Saving Baby Doll from a lobotomy

Jena Malone (left), Oscar Isaac, and Abbie Cornish in the epic action fantasy with girl-gang and video-game motifs that quickly get stale.
Jena Malone (left), Oscar Isaac, and Abbie Cornish in the epic action fantasy with girl-gang and video-game motifs that quickly get stale.
Posted: March 25, 2011

Sucker Punch, a barrage of green-screen effects and comic-book portentousness from 300 and Watchmen director Zack Snyder, is hands-down the most nightmarishly awful film of the year. A field day for schoolgirl fetishists and fanboys with a penchant for steampunk (but with Snyder's leaden dialogue, you've got to call it steamclunk), this staggering failure borrows from Baz Luhrmann's Moulin Rouge, Marc Caro and Jean-Pierre Jeunet's The City of Lost Children, Quentin Tarantino's Kill Bill, and a variety of psych-ward melodramas from The Snake Pit to The Uninvited.

If that sounds like it'd make for a cool mash-up, maybe it would have - if Snyder had anything on his mind apart from exploding zeppelins, fire-breathing dragons, Japanese samurai fights, and Carla Gugino doing a campy Polish accent. One of the creepier aspects of the plot - if you can call this ricocheting pastiche a plot - is that Baby Doll (Emily Browning), the sorry lass who has been committed to Lennox House for the Mentally Insane by her sleazeball stepdad, is set to have a frontal lobotomy.

Talk about apt metaphors: It's nothing but brain-dead delirium on screen.

OK, if you're a 15-year-old boy (or a 30-year-old boy, or a girl with a '50s pinup jones), there's no denying that the girl-gang casting of Sucker Punch - pouty, pigtailed Browning; the regal, Nicole Kidman-esque Abbie Cornish; punky Jena Malone; plucky Vanessa Hudgens, and the exotic Jamie Chung - has a certain allure. But even with the strip-club fantasy costumes and the drop-downs into video gamelike alternate universes, the eye candy quickly gets stale.

Baby Doll is sent to this gothic hilltop asylum, where she shares a ward with the aforementioned inmates, named Sweet Pea, Rocket, Blondie and Amber. Oscar Isaac is Blue, Lennox House's sinister overseer. One way to keep track of which reality Baby Doll finds herself in is to watch Isaac's face: If he's got a thin mustache going and he's in shark skin, it's the nightclub/bordello reality.
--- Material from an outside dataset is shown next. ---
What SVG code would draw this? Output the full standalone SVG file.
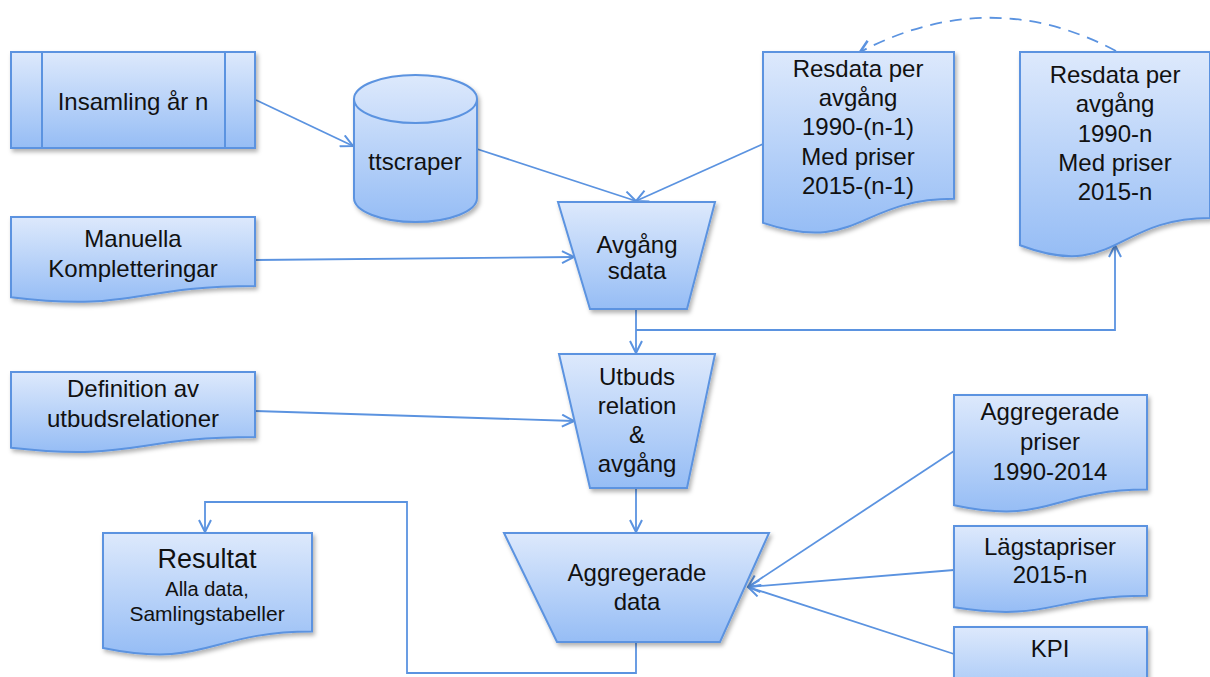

If he's clean-shaven, in a white caretaker's jacket, it's the "normal" world.

Gugino (Snyder's muse: She was in Watchmen, too) likewise changes appearance. She's Lennox House's empathetic psychiatrist, counseling her patients in a comfy office on one plane of reality; she's a madam-cum-Method acting coach, leading her leggy troupers through various elaborate scenarios on another.

Sucker Punch, in case this hasn't been made clear, toggles back and forth, to and fro, between alternating mindscapes, as Baby Doll and her team embark on an epic scavenger hunt. They need to find a map, then fire, then a knife, and then a key.

"The fifth thing is a mystery," intones Scott Glenn, playing a kind of Zen master who seems to have boned up on his riddle-me-this delivery by watching episodes of David Carradine's Kung Fu.

"Begin your journey," he tells Baby Doll. "It will set you free."

Exit the theater. It will set you freer.